Renzi incontra Verdini e blinda il patto col Cav

Il premier vede a pranzo l'emissario di Forza Italia: "Sulle riforme andiamo avanti come un rullo compressore". E assicura: "Il 15 aprile Cdm sugli 80 euro in busta paga"

Il premier Matteo Renzi stringe la mano a Denis Verdini
Il premier Matteo Renzi stringe la mano a Denis Verdini

Un summit con gli ambasciatori di Berlusconi, Denis Verdini e Gianni Letta; un faccia a faccia col ministro Pier Carlo Padoan. Poi Matteo Renzi si affaccia in tv, a Otto e mezzo, e annuncia che «le riforme andranno avanti, vado come un rullo compressore», che «per quanto mi risulta, Forza Italia sta dentro l'accordo», perché «Berlusconi ha fatto una scelta molto importante, quella di sedere al tavolo delle riforme pur pensando tutto il male possibile di questo governo». E che martedì verrà presentato il Def con le coperture, e entro il 15 aprile i provvedimenti per destinare i famosi 80 euro in busta paga.
Il premier non lesina battute corrosive sulla fronda interna e sulla proposta Chiti sul Senato, alternativa alla sua, «molto interessante», ma «senza alcuna chance di passare», e quindi «esercizio retorico» ma inutile. Né ai «professoroni» che ora denunciano come «autoritaria» la sua riforma, peccato che «trent'anni fa fosse Rodotà a chiedere di abolire il Senato».
L'incontro con Verdini di sorpresa non ha nulla, visto che era stato messo in agenda domenica in un precedente colloquio, ed è servito a fare il punto sulle riforme. Senato, Italicum, titolo V: i tre pilastri del patto del Nazareno. Che Berlusconi, assicurano sia dal fronte interno che da quello renziano, non ha alcuna intenzione di far saltare. Ma ha bisogno - anche lui, come la minoranza Pd - di far vedere che qualche modifica la ha portata a casa. Persino Civati lo ammette: «Se poi il Pd decide a maggioranza, anche noi voteremo la proposta». Modifiche non sui paletti messi dal premier (niente elettività, no alla fiducia, niente indennità), ma sul contorno. «E su quello», assicurava alla vigilia un ottimista Verdini, «l'accordo si trova in un'ora». Il colloquio è durato poco di più, e c'è chi insinua che si sia trovato il tempo per parlare anche d'altro, come la futura tornata di nomine, vista anche la presenza di Gianni Letta. Ma dal fronte renziano si nega, e si assicura che su quel versante il premier non si fa tirare la giacca da nessuno. Sulle nomine non si sbottona: «Scaroni? L'ho visto a pranzo.

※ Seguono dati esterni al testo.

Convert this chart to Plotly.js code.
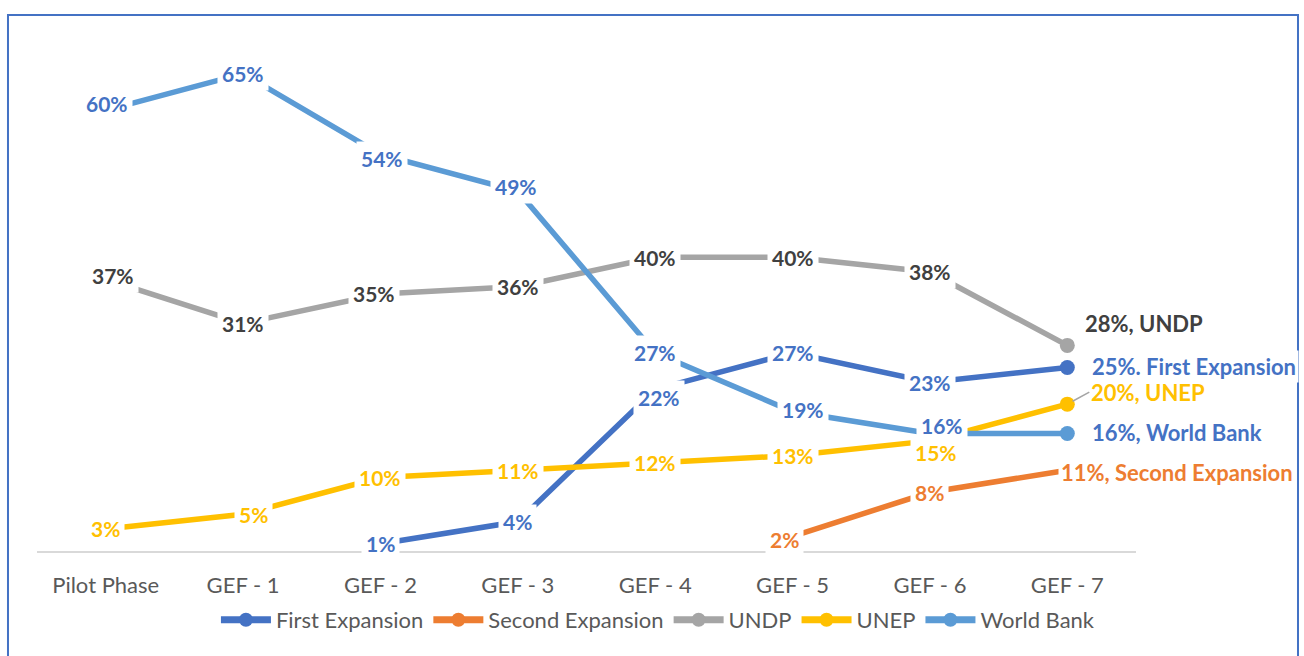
<!DOCTYPE html>
<html>
<head>
<meta charset="utf-8">
<script src="https://cdn.plot.ly/plotly-3.0.1.min.js"></script>
<style>
  html, body { margin: 0; padding: 0; background: #fff; }
  #chart { width: 1304px; height: 656px; }
</style>
</head>
<body>
<div id="chart"></div>
<script>
// ---- data ----
const categories = ["Pilot Phase", "GEF - 1", "GEF - 2", "GEF - 3", "GEF - 4", "GEF - 5", "GEF - 6", "GEF - 7"];
const seriesNames = ["First Expansion", "Second Expansion", "UNDP", "UNEP", "World Bank"];
const firstExpansion  = [null, null, 1, 4, 22, 27, 23, 25];
const secondExpansion = [null, null, null, null, null, 2, 8, 11];
const undp            = [37, 31, 35, 36, 40, 40, 38, 28];
const unep            = [3, 5, 10, 11, 12, 13, 15, 20];
const worldBank       = [60, 65, 54, 49, 27, 19, 16, 16];
const endSeparators   = [". ", ", ", ", ", ", ", ", "];

// ---- styles ----
const seriesValues = [firstExpansion, secondExpansion, undp, unep, worldBank];
const lineColors  = ["#4472C4", "#ED7D31", "#A5A5A5", "#FFC000", "#5B9BD5"];
const labelColors = ["#4472C4", "#ED7D31", "#404040", "#FFC000", "#4472C4"];
// per-series label nudges (pixels) : {index: [xshift, yshift]}
const labelNudges = [
  {4: [4, -8]},
  {5: [-8, -3]},
  {0: [7, 4], 2: [-6, 1]},
  {1: [10, 0], 6: [6, -12]},
  {0: [1, 7], 2: [2, -4], 3: [-2, 5], 6: [12, 8], 5: [10, 2]}
];
// end-of-line label placement
const endPlacement = [
  {xshift: 22, yshift: 1},
  {xshift: -9, yshift: -2},
  {xshift: 15, yshift: 22},
  {arrow: true, ax: 22, ay: -12},
  {xshift: 22, yshift: 1}
];

const font = "Lato, 'Open Sans', sans-serif";
const traces = [];
const annotations = [];
const last = categories.length - 1;

seriesValues.forEach((vals, s) => {
  traces.push({
    type: "scatter", mode: "lines",
    x: categories, y: vals, name: seriesNames[s],
    line: {color: lineColors[s], width: 5.5},
    showlegend: false, legendgroup: seriesNames[s], hoverinfo: "skip"
  });
  traces.push({
    type: "scatter", mode: "markers",
    x: [categories[last]], y: [vals[last]],
    marker: {color: lineColors[s], size: 15},
    showlegend: false, legendgroup: seriesNames[s], hoverinfo: "skip"
  });
  traces.push({
    type: "scatter", mode: "lines+markers",
    x: [null], y: [null], name: seriesNames[s],
    line: {color: lineColors[s], width: 7},
    marker: {color: lineColors[s], size: 14},
    legendgroup: seriesNames[s], hoverinfo: "skip"
  });

  vals.forEach((v, i) => {
    if (v === null) return;
    if (i === last) {
      const f = {family: font, size: 22, color: labelColors[s], weight: "bold"};
      const p = endPlacement[s];
      const txt = "<b>" + v + "%" + endSeparators[s] + seriesNames[s] + "</b>";
      if (p.arrow) {
        annotations.push({
          x: categories[i], y: v, xref: "x", yref: "y", text: txt,
          showarrow: true, ax: p.ax, ay: p.ay, xanchor: "left", yanchor: "middle",
          arrowhead: 0, arrowwidth: 1.5, arrowcolor: "#A5A5A5", standoff: 6,
          font: f, bgcolor: "rgba(255,255,255,0)"
        });
      } else {
        annotations.push({
          x: categories[i], y: v, xref: "x", yref: "y", text: txt,
          showarrow: false, xanchor: "left", yanchor: "middle",
          xshift: p.xshift, yshift: p.yshift,
          font: f, bgcolor: "#ffffff", borderpad: 2
        });
      }
    } else {
      const f = {family: font, size: 21, color: labelColors[s], weight: "bold"};
      const n = labelNudges[s][i] || [0, 0];
      annotations.push({
        x: categories[i], y: v, xref: "x", yref: "y",
        text: "<b>" + v + "%</b>",
        showarrow: false, xanchor: "center", yanchor: "middle",
        xshift: n[0], yshift: n[1],
        font: f, bgcolor: "#ffffff", borderpad: 4
      });
    }
  });
});

const layout = {
  width: 1304, height: 656,
  margin: {l: 37, r: 168, t: 37, b: 105},
  paper_bgcolor: "#ffffff", plot_bgcolor: "#ffffff",
  font: {family: font, color: "#595959"},
  showlegend: true,
  legend: {
    orientation: "h", x: 0.565, xanchor: "center", y: -0.134, yanchor: "middle",
    font: {family: font, size: 22, color: "#595959"},
    traceorder: "normal", itemwidth: 50
  },
  xaxis: {
    type: "category", categoryarray: categories, range: [-0.5, 7.5],
    showgrid: false, zeroline: false, showline: true, linecolor: "#D9D9D9", linewidth: 1.5,
    ticks: "", tickfont: {family: font, size: 22, color: "#595959"},
    ticklabelstandoff: 14, fixedrange: true
  },
  yaxis: {
    range: [0, 70], showgrid: false, zeroline: false, showline: false,
    showticklabels: false, ticks: "", fixedrange: true
  },
  annotations: annotations,
  shapes: [{
    type: "rect", xref: "paper", yref: "paper",
    x0: -0.0264, x1: 1.1474, y0: -0.25, y1: 1.0428,
    line: {color: "#4472C4", width: 2}, fillcolor: "rgba(0,0,0,0)", layer: "below"
  }]
};

Plotly.newPlot("chart", traces, layout, {displayModeBar: false, staticPlot: true});
</script>
</body>
</html>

Eni è fondamentale per l'Italia, sull'eventuale conferma dell'attuale amministratore terremo conto di questo aspetto».
Sulla riforma del Senato l'intesa - confermano le due parti - è praticamente fatta, e d'altra parte il governo, come sul decreto Lavoro, si è prudentemente lasciato lo spazio per fare alcune concessioni. Ad esempio quel pacchetto di 21 senatori della «società civile» di nomina quirinalizia, secondo i maligni, sarebbe stato infilato all'ultimo nel progetto Boschi per le frenetiche pressioni della lobby degli alti funzionari, ma con l'idea di lasciarlo comunque cadere in aula. E visto che Forza Italia ne reclama la soppressione, potrebbe essere uno dei punti su cui il governo «cede» all'opposizione, con reciproca soddisfazione. Berlusconi, ragionano nel governo, «non ha alcun interesse a mollare ora solo a noi la bandiera delle riforme, e tanto meno di provocare una rottura che rischia di portare ad elezioni anticipate». Quindi si andrà avanti, ben sapendo che se da Forza Italia si alza la voce è più che altro per cercare di non lasciare a Grillo il monopolio dell'opposizione nella campagna elettorale per le Europee. Il possibile travaso dei voti di Forza Italia verso M5S peraltro, preoccupa anche il Pd.

«In un paese normale», dice un esponente autorevole del governo, «l'udienza per la condanna di Berlusconi verrebbe spostata a dopo le elezioni europee, per evitare influenze indebite sulla campagna elettorale». Anche se Matteo Renzi, ufficialmente, tiene il punto: «Non va fatta confusione tra le riforme e le questioni giudiziarie che riguardano Berlusconi».